SHORT TASK ▸
Look through the listing below and work out how many of its lines hold the word "with". Give only the number.

INPUT DATA ▸
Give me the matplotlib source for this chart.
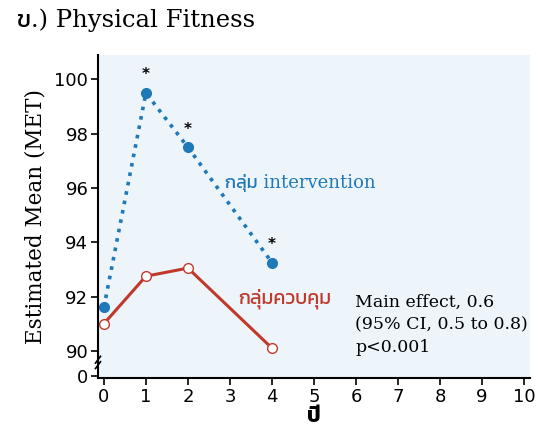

...

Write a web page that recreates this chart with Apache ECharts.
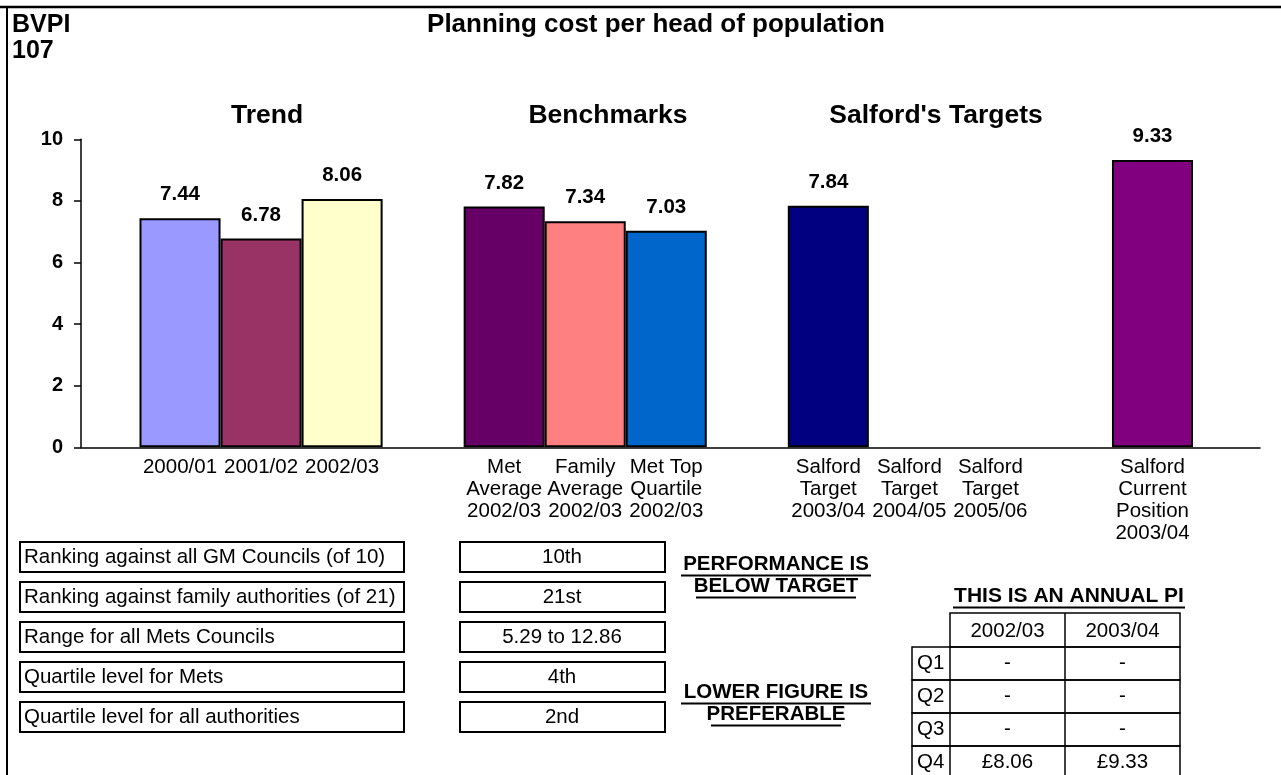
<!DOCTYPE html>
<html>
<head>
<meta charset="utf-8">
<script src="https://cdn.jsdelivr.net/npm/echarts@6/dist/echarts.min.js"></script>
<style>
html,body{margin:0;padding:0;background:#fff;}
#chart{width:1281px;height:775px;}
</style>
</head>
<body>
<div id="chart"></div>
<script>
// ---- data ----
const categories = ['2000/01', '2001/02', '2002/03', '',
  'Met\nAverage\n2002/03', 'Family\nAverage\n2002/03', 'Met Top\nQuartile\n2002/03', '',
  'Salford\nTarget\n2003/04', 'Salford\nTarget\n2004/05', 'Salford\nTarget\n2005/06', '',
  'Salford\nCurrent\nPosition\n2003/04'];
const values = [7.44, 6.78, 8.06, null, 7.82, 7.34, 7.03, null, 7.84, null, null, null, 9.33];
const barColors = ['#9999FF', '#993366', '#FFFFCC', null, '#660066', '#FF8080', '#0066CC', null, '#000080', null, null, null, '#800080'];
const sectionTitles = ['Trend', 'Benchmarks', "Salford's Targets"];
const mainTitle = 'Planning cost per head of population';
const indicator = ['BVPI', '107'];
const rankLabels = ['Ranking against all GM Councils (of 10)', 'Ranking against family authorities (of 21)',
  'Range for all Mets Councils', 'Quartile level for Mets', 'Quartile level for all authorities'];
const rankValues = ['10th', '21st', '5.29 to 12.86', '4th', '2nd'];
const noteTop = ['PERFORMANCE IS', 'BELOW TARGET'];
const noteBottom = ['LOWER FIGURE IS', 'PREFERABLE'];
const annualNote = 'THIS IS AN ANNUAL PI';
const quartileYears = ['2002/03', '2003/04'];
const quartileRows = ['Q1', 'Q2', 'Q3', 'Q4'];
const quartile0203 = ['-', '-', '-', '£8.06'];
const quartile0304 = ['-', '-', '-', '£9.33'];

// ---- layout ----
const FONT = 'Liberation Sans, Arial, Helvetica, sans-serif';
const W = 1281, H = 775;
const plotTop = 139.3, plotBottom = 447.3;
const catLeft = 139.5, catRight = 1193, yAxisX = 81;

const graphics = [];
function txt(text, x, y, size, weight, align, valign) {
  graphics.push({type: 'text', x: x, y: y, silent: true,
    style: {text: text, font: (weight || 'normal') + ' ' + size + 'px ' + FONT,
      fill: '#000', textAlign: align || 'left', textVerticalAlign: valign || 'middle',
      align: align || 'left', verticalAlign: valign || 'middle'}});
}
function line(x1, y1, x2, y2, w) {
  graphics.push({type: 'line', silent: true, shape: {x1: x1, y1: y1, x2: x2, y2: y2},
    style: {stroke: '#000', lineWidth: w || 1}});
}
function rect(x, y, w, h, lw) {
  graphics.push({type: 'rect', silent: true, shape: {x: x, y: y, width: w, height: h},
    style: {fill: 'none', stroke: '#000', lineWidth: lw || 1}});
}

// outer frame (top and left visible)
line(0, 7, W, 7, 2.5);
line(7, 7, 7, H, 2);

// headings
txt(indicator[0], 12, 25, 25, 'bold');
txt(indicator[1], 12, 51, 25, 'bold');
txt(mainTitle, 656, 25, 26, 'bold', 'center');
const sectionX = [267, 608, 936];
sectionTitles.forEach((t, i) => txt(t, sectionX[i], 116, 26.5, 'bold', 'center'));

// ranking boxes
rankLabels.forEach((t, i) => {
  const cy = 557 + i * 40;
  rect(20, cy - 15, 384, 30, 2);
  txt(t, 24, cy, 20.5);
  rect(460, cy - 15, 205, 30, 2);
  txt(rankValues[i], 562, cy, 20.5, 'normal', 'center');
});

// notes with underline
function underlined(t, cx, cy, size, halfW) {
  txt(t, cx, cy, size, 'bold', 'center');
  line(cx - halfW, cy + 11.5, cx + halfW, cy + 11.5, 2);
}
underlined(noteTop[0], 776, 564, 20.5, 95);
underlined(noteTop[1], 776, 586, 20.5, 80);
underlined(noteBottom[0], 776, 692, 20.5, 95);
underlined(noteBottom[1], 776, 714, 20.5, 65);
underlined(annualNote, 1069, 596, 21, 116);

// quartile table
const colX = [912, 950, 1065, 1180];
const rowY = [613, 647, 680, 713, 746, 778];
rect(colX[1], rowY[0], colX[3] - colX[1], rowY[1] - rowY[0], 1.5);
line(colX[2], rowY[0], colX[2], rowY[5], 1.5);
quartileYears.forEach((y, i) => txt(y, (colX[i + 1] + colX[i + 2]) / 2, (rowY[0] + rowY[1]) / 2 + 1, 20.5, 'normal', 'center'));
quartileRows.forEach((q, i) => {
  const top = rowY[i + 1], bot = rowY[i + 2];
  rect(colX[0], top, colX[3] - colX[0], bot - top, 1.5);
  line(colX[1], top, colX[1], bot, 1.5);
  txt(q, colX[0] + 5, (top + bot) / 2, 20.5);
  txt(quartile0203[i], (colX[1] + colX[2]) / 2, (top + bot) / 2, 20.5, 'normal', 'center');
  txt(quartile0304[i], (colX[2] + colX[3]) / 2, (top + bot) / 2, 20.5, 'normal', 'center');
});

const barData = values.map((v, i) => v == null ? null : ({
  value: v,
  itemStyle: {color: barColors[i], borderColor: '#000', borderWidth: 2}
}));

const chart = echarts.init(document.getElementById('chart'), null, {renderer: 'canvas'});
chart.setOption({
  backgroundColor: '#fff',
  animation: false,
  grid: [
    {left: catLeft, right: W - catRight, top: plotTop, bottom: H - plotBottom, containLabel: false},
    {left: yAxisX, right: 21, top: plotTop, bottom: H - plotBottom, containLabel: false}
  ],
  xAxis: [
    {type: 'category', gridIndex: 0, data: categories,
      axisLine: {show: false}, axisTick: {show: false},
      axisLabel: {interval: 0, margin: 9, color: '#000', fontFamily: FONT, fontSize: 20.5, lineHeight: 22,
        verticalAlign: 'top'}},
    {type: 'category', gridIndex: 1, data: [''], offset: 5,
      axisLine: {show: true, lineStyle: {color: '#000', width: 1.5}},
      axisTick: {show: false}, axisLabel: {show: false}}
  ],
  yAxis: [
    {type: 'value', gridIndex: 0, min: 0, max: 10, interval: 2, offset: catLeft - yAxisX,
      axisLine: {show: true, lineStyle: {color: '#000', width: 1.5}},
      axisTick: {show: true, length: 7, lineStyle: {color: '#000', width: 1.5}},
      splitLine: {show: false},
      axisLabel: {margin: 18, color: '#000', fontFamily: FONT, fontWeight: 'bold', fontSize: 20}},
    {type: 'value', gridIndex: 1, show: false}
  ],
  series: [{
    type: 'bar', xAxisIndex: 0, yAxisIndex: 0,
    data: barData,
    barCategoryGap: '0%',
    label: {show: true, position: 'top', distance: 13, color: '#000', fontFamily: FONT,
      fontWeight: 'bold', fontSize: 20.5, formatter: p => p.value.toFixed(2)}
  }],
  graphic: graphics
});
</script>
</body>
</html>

CORRECT RESULT ▸
2